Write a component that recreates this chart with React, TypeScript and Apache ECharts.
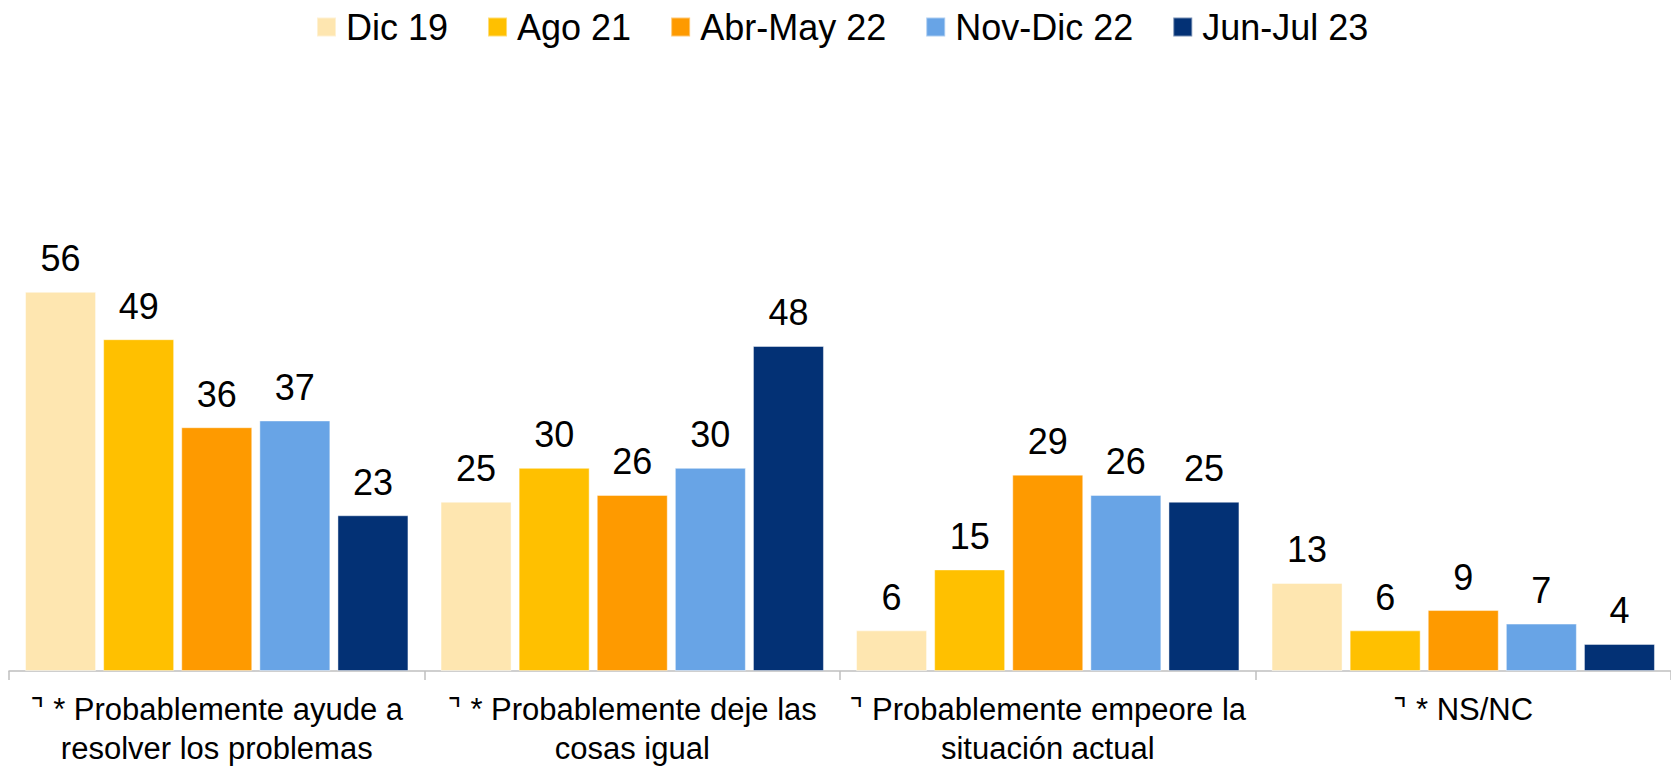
import React, { useEffect, useRef } from "react";
import * as echarts from "echarts";

const categories = [
  "* Probablemente ayude a\nresolver los problemas",
  "* Probablemente deje las\ncosas igual",
  "Probablemente empeore la\nsituación actual",
  "* NS/NC",
];

const seriesNames = ["Dic 19", "Ago 21", "Abr-May 22", "Nov-Dic 22", "Jun-Jul 23"];
const seriesColors = ["#FEE6B0", "#FFC000", "#FE9A00", "#68A4E6", "#033175"];

const dic19 = [56, 25, 6, 13];
const ago21 = [49, 30, 15, 6];
const abrMay22 = [36, 26, 29, 9];
const novDic22 = [37, 30, 26, 7];
const junJul23 = [23, 48, 25, 4];

const seriesValues = [dic19, ago21, abrMay22, novDic22, junJul23];

const FONT = "'Liberation Sans', Arial, sans-serif";
const MARK = "⌝";

export default function App() {
  const ref = useRef<HTMLDivElement>(null);

  useEffect(() => {
    document.body.style.margin = "0";
    if (!ref.current) return;
    const chart = echarts.init(ref.current, null, { renderer: "svg" });
    chart.setOption({
      animation: false,
      backgroundColor: "#ffffff",
      textStyle: { fontFamily: FONT },
      legend: {
        left: 316,
        top: 9,
        padding: 0,
        itemWidth: 19,
        itemHeight: 19,
        itemGap: 39,
        icon: "rect",
        textStyle: {
          fontFamily: FONT,
          fontSize: 36,
          color: "#000000",
          padding: [0, 0, 0, 5],
        },
        data: seriesNames,
      },
      grid: {
        left: 9,
        width: 1675,
        top: 197,
        bottom: 92,
        containLabel: false,
      },
      xAxis: {
        type: "category",
        data: categories,
        axisLine: { show: true, lineStyle: { color: "#BFBFBF", width: 1.5 } },
        axisTick: { show: true, length: 9, lineStyle: { color: "#BFBFBF", width: 1.5 } },
        axisLabel: {
          interval: 0,
          margin: 19,
          fontFamily: FONT,
          fontSize: 31,
          lineHeight: 39,
          color: "#000000",
          align: "center",
          formatter: (v: string) => {
            const lines = v.split("\n");
            lines[0] = "{g|" + MARK + "} " + lines[0];
            return lines.join("\n");
          },
          rich: {
            g: {
              fontFamily: "'DejaVu Sans', sans-serif",
              fontSize: 30,
              lineHeight: 39,
              color: "#000000",
            },
          },
        },
        splitLine: { show: false },
      },
      yAxis: {
        type: "value",
        min: 0,
        max: 70,
        show: false,
        splitLine: { show: false },
      },
      series: seriesNames.map((name, i) => ({
        name,
        type: "bar",
        data: seriesValues[i],
        barWidth: 71,
        barGap: "10%",
        itemStyle: {
          color: seriesColors[i],
          borderColor: "rgba(255,255,255,0.45)",
          borderWidth: 1,
        },
        label: {
          show: true,
          position: "top",
          distance: 15,
          fontFamily: FONT,
          fontSize: 36,
          color: "#000000",
        },
      })),
    });
    return () => chart.dispose();
  }, []);

  return (
    <div
      ref={ref}
      style={{ position: "fixed", left: 0, top: 0, width: 1671, height: 768 }}
    />
  );
}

- _Instructions for the task_: Write out exactly the lines between the start of the data and the line with "const ref = useRef<HTMLDivElement>(null);", including both, but none of the pictures.

- _Answer to the problem_:
Write a component that recreates this chart with React, TypeScript and Apache ECharts.
import React, { useEffect, useRef } from "react";
import * as echarts from "echarts";

const categories = [
  "* Probablemente ayude a\nresolver los problemas",
  "* Probablemente deje las\ncosas igual",
  "Probablemente empeore la\nsituación actual",
  "* NS/NC",
];

const seriesNames = ["Dic 19", "Ago 21", "Abr-May 22", "Nov-Dic 22", "Jun-Jul 23"];
const seriesColors = ["#FEE6B0", "#FFC000", "#FE9A00", "#68A4E6", "#033175"];

const dic19 = [56, 25, 6, 13];
const ago21 = [49, 30, 15, 6];
const abrMay22 = [36, 26, 29, 9];
const novDic22 = [37, 30, 26, 7];
const junJul23 = [23, 48, 25, 4];

const seriesValues = [dic19, ago21, abrMay22, novDic22, junJul23];

const FONT = "'Liberation Sans', Arial, sans-serif";
const MARK = "⌝";

export default function App() {
  const ref = useRef<HTMLDivElement>(null);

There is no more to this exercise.